This news may come shocking. A report released by the Geneva-based Graduate Institute of International Studies says India is the second most heavily armed country in the world. The United States comes first.
With an estimated 46 million firearms outside law-enforcement agencies and the military, India has the world's second-largest civilian gun arsenal. But this represents just four guns per 100 people.
The United States has 90 guns for every 100 citizens, making it the most heavily armed society in the world. China, third with 40 million privately held guns, has 3 firearms per 100 people. Pakistan has 12 firearms per 100 people, while Iran has five.
In most of the world, the state is not the primary holder of guns; civilians are. The survey also plucks holes in the notion that Latin America and Africa are the world's most dangerous places with massive accumulation of firearms, says the Small Arms Survey 2007.
In many cases, state-owned weapons are not the most likely to be used. Though research on the relative dangers of civilian and military small arms still requires systematic investigation, civilian-owned weapons appear increasingly prominent in global small arms phenomena, the report says.

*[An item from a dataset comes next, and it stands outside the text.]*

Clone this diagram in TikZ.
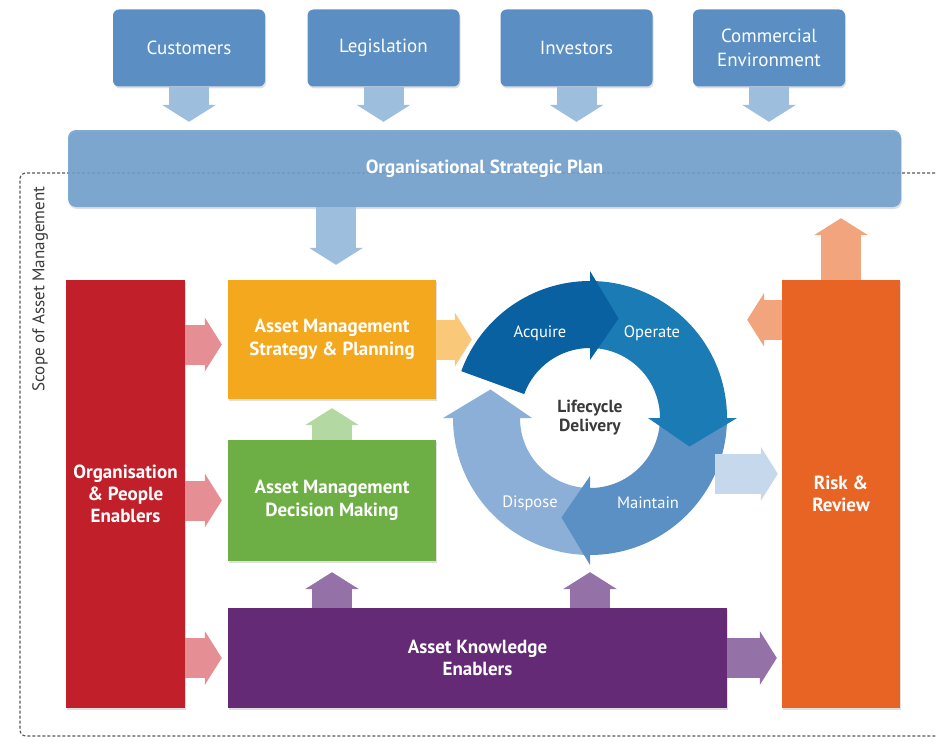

Americans own 270 million of the world's 875 million known firearms, it says. At least 4.5 million of the 8 million guns manufactured each year are purchased by Americans, the report says.
The report also throws light at some shocking figures: There is roughly one firearm every seven people worldwide. And Uncle Sam is the main culprit. If the US figures are dropped, the count drops to one firearm per 10.
On per capita basis, Yemen has the second most heavily armed citizenry behind the United States, with 61 guns per 100 people, followed by Finland with 56, Switzerland with 46, Iraq with 39 and Serbia with 38. With 30 guns, France, Canada, Sweden, Austria and Germany are next.
Nigeria, which is perceived as a violent torn country, has just one gun per 100 people.
"Firearms are very unevenly distributed round the world. The image we have of certain regions such as Africa or Latin America being flooded with weapons -- these images are certainly misleading," Small Arms Survey director Keith Krause said.